> SET PROBLEM
Include the line containing "plt.rcParams['mathtext.it'] = 'Liberation" and all lines before it, repeated exactly from the listing below, without pictures.

start

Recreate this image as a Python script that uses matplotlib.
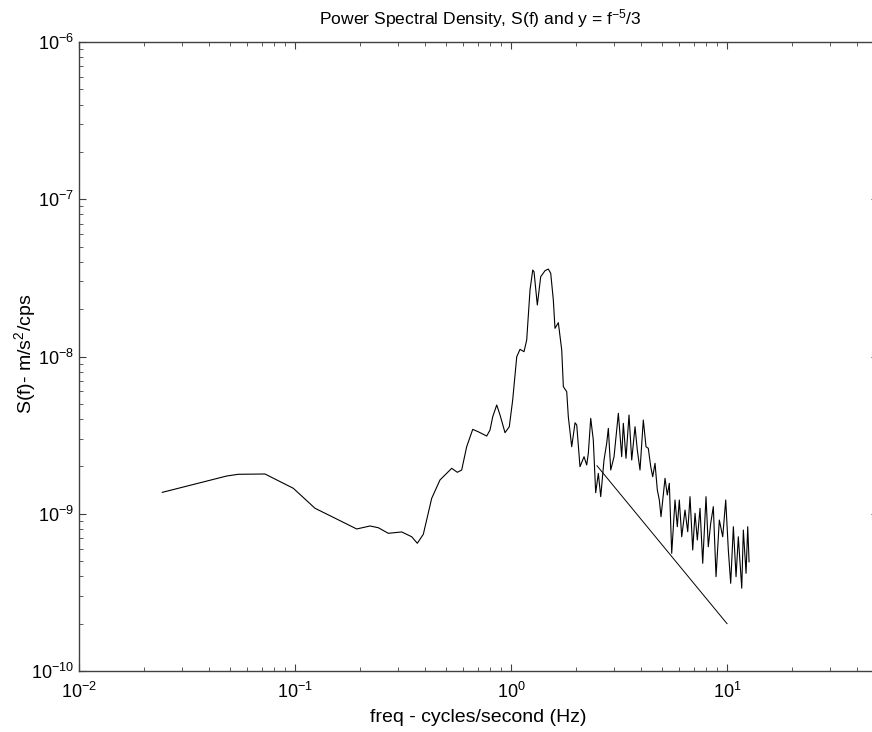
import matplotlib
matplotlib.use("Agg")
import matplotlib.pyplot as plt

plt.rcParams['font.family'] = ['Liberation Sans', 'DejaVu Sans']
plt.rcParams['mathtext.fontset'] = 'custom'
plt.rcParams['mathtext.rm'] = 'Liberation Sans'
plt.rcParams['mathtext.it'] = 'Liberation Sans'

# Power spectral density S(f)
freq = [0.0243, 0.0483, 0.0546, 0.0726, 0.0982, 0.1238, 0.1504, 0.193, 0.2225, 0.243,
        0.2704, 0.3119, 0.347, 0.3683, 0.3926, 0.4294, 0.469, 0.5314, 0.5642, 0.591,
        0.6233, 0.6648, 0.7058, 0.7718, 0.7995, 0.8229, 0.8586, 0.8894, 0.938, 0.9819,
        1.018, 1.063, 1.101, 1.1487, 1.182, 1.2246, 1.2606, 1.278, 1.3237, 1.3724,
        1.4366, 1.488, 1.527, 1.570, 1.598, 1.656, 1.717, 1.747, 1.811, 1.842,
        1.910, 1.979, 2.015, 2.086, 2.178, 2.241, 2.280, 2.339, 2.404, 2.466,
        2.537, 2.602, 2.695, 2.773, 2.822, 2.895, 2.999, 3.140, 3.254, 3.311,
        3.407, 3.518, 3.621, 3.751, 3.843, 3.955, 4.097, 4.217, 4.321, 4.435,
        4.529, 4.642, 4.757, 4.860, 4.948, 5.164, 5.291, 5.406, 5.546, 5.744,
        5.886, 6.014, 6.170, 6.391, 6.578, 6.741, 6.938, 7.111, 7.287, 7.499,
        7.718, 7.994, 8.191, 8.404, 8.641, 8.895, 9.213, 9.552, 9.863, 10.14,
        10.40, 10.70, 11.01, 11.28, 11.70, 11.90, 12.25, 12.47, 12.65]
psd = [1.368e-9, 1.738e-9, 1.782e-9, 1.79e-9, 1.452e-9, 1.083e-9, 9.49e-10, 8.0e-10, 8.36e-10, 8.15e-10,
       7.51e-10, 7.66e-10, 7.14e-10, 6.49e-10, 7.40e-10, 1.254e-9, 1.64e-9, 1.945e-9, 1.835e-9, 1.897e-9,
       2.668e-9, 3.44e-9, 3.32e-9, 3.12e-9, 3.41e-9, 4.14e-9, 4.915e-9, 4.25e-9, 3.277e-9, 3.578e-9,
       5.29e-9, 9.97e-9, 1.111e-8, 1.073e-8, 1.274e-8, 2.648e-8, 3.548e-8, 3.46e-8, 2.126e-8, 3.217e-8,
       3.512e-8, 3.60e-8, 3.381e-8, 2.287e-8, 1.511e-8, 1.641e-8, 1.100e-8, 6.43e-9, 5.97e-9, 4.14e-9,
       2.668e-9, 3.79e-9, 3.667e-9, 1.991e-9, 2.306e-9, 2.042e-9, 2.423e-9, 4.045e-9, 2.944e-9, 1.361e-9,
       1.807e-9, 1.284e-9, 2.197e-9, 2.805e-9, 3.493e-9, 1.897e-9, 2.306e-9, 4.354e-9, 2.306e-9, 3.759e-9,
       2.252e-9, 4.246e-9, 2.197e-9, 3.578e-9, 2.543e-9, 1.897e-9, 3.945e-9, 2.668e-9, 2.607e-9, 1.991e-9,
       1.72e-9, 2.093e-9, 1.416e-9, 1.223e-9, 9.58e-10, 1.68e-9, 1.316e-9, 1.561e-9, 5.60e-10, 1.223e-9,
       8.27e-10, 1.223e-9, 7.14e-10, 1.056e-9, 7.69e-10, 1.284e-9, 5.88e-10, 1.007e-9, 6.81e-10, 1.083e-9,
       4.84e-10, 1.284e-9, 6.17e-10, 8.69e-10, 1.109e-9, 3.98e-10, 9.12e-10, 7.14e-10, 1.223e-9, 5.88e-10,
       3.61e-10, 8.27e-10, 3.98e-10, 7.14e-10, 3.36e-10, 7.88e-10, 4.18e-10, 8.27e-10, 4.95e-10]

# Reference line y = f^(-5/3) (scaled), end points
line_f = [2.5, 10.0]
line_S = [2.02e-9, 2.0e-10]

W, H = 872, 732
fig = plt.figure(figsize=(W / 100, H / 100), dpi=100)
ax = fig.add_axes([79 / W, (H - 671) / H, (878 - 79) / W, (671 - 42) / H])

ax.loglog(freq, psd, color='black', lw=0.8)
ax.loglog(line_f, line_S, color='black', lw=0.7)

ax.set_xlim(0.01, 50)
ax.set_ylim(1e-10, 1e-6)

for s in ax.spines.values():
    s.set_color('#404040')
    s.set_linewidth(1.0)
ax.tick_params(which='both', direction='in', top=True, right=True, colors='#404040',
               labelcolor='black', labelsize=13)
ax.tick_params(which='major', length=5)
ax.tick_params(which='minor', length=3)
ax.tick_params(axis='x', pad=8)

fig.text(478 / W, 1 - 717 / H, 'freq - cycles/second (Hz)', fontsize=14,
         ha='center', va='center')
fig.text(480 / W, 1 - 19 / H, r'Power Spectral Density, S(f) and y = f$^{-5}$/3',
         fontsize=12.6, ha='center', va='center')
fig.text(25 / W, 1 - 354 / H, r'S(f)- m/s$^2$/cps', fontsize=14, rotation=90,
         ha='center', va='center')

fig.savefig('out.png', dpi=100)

end

> EXERCISE OUTPUT
Recreate this image as a Python script that uses matplotlib.
import matplotlib
matplotlib.use("Agg")
import matplotlib.pyplot as plt

plt.rcParams['font.family'] = ['Liberation Sans', 'DejaVu Sans']
plt.rcParams['mathtext.fontset'] = 'custom'
plt.rcParams['mathtext.rm'] = 'Liberation Sans'
plt.rcParams['mathtext.it'] = 'Liberation Sans'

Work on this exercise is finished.